**RECORDED DATA**
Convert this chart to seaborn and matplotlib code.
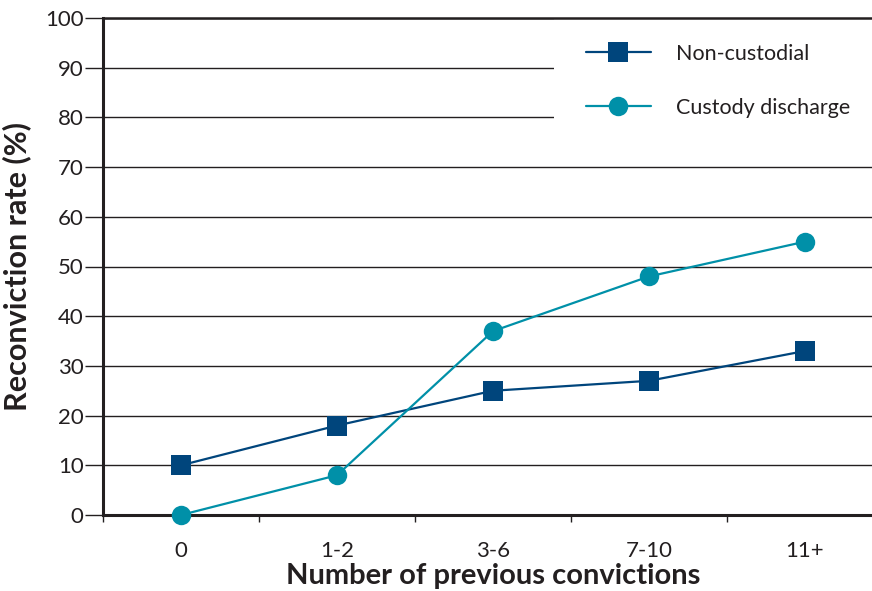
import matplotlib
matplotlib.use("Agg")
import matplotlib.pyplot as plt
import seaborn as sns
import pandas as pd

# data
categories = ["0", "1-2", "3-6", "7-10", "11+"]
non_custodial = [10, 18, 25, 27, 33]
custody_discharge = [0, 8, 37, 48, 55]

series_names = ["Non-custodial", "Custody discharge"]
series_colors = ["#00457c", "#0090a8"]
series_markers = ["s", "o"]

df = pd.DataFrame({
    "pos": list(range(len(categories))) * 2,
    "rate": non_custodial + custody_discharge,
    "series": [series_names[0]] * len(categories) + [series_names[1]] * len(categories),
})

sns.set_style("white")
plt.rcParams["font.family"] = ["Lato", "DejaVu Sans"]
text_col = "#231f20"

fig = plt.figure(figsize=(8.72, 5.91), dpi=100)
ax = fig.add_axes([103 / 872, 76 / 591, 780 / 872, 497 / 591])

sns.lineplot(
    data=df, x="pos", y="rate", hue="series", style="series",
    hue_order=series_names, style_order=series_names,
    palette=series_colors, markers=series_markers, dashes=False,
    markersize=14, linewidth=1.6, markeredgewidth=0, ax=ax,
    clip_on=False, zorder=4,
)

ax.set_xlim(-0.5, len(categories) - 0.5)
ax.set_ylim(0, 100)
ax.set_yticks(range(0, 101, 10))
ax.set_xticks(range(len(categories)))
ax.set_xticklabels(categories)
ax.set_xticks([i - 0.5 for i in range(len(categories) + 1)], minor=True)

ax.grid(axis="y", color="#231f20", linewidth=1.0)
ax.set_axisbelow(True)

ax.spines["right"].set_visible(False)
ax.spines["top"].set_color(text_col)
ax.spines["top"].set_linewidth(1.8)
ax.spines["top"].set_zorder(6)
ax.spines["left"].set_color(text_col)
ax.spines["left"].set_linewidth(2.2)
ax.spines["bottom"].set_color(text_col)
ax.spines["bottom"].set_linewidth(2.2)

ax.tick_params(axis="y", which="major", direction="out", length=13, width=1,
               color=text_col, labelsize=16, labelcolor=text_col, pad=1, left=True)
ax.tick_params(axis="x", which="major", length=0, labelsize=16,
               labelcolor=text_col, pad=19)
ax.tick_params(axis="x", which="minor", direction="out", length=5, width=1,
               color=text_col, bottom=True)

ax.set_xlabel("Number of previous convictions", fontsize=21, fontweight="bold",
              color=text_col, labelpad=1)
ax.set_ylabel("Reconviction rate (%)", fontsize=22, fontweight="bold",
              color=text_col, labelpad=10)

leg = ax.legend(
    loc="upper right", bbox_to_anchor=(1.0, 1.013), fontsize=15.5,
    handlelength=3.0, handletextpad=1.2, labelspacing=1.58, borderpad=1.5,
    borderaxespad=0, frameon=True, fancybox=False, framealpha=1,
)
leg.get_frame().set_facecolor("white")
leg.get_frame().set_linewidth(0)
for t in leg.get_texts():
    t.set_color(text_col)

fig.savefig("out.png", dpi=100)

**TASK STATEMENT**
Without the pictures, please reproduce each line of the listing above exactly, from the first one through the line bearing "ax.set_axisbelow(True)".

**SOLUTION TO THIS EXERCISE**
Convert this chart to seaborn and matplotlib code.
import matplotlib
matplotlib.use("Agg")
import matplotlib.pyplot as plt
import seaborn as sns
import pandas as pd

# data
categories = ["0", "1-2", "3-6", "7-10", "11+"]
non_custodial = [10, 18, 25, 27, 33]
custody_discharge = [0, 8, 37, 48, 55]

series_names = ["Non-custodial", "Custody discharge"]
series_colors = ["#00457c", "#0090a8"]
series_markers = ["s", "o"]

df = pd.DataFrame({
    "pos": list(range(len(categories))) * 2,
    "rate": non_custodial + custody_discharge,
    "series": [series_names[0]] * len(categories) + [series_names[1]] * len(categories),
})

sns.set_style("white")
plt.rcParams["font.family"] = ["Lato", "DejaVu Sans"]
text_col = "#231f20"

fig = plt.figure(figsize=(8.72, 5.91), dpi=100)
ax = fig.add_axes([103 / 872, 76 / 591, 780 / 872, 497 / 591])

sns.lineplot(
    data=df, x="pos", y="rate", hue="series", style="series",
    hue_order=series_names, style_order=series_names,
    palette=series_colors, markers=series_markers, dashes=False,
    markersize=14, linewidth=1.6, markeredgewidth=0, ax=ax,
    clip_on=False, zorder=4,
)

ax.set_xlim(-0.5, len(categories) - 0.5)
ax.set_ylim(0, 100)
ax.set_yticks(range(0, 101, 10))
ax.set_xticks(range(len(categories)))
ax.set_xticklabels(categories)
ax.set_xticks([i - 0.5 for i in range(len(categories) + 1)], minor=True)

ax.grid(axis="y", color="#231f20", linewidth=1.0)
ax.set_axisbelow(True)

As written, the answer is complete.